A lot of the courses at Udemy are how-to and technical courses that teach students how to program in Python, create games for the iPad, and so on. Soltan's course is on interpreting poetry, and since she analyzes a lot of poetry at University Diaries, this is a natural extension.

I keep seeing that the MOOC is the future of the university, if there IS a future for the university.
The New York Times tells me so, and who am I to argue with the New York Times?

Still, I'm curious:
  • If you hate the idea of PowerPoint or technology in the classroom and also hate online courses, why would you participate in this?
  • Is Udemy and its system of MOOCs something Soltan sees as a way to counter for-profit online education?
  • Do the "best Professors from the world's leading Universities" (tm) get paid for participating in these, and do they have any responsibilities beyond recording lectures?
  • Assessment right now is by computer-graded tests, and discussions are held in forums; the idea, according to the New York Times, is to get everyone to an "A+" level. How might this work in the humanities?
  • When might Udemy decide that Udemy graduates or badgeholders who've taken a MOOC course would be "the best Professors from the world's leading Universities" and worthy to record courses, since the MOOC courses will not bear the name or logo of the university from which the current "best Professors" hail?
  • Or are we in a beehive situation, where a select few prerecord wisdom for the MOOC worker bees and the bees can't hope to move from wisdom-ingesting to wisdom-dispensing?
Updated to add: Margaret Soltan graciously answers all these questions and more over at Inside Higher Ed: http://www.insidehighered.com/blogs/university-diaries/mooc-synthesizer-iii#dsq-form-area

2 comments:

Bardiac said...

I really don't get this movement on some level: IF most people learned really effectively by working alone on something (reading or watching or whatever), then the invention of the public library pretty much would have meant the end of the university.
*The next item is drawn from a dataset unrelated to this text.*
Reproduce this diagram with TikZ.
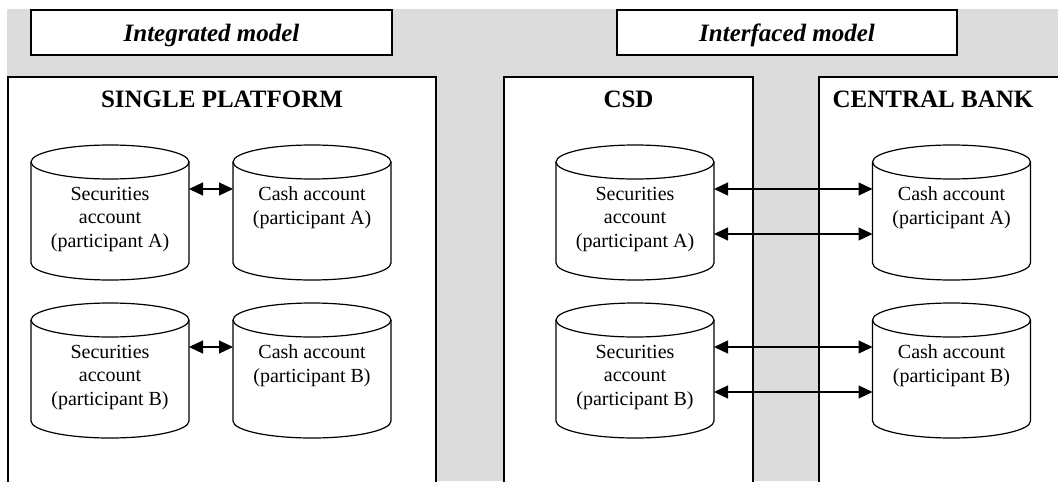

But it didn't. That's because most people need help learning.

And as a teacher, I expect to be paid to help people learn. If I'm not paid, I can't eat or have shelter, clothing, etc, so I won't be teaching, I'll find something to do that will enable my survival.

But, I'm just some rube teacher at a public regional, right?

Z said...

Bardiac, yes.

I didn't know about Udemy before this post but then looked and was fascinated.

A really good Brazilianist is about to put up 15 lectures on Brazilian history.

So, I can assign them, you see. If there were a Brazilian historian here, they could take his class, and if we had more really good symposia and so on, they would go to those; we don't have those things and the public library is being closed and the university has not acquired books for our library since my last megagrant in 2007; however, we have Udemy.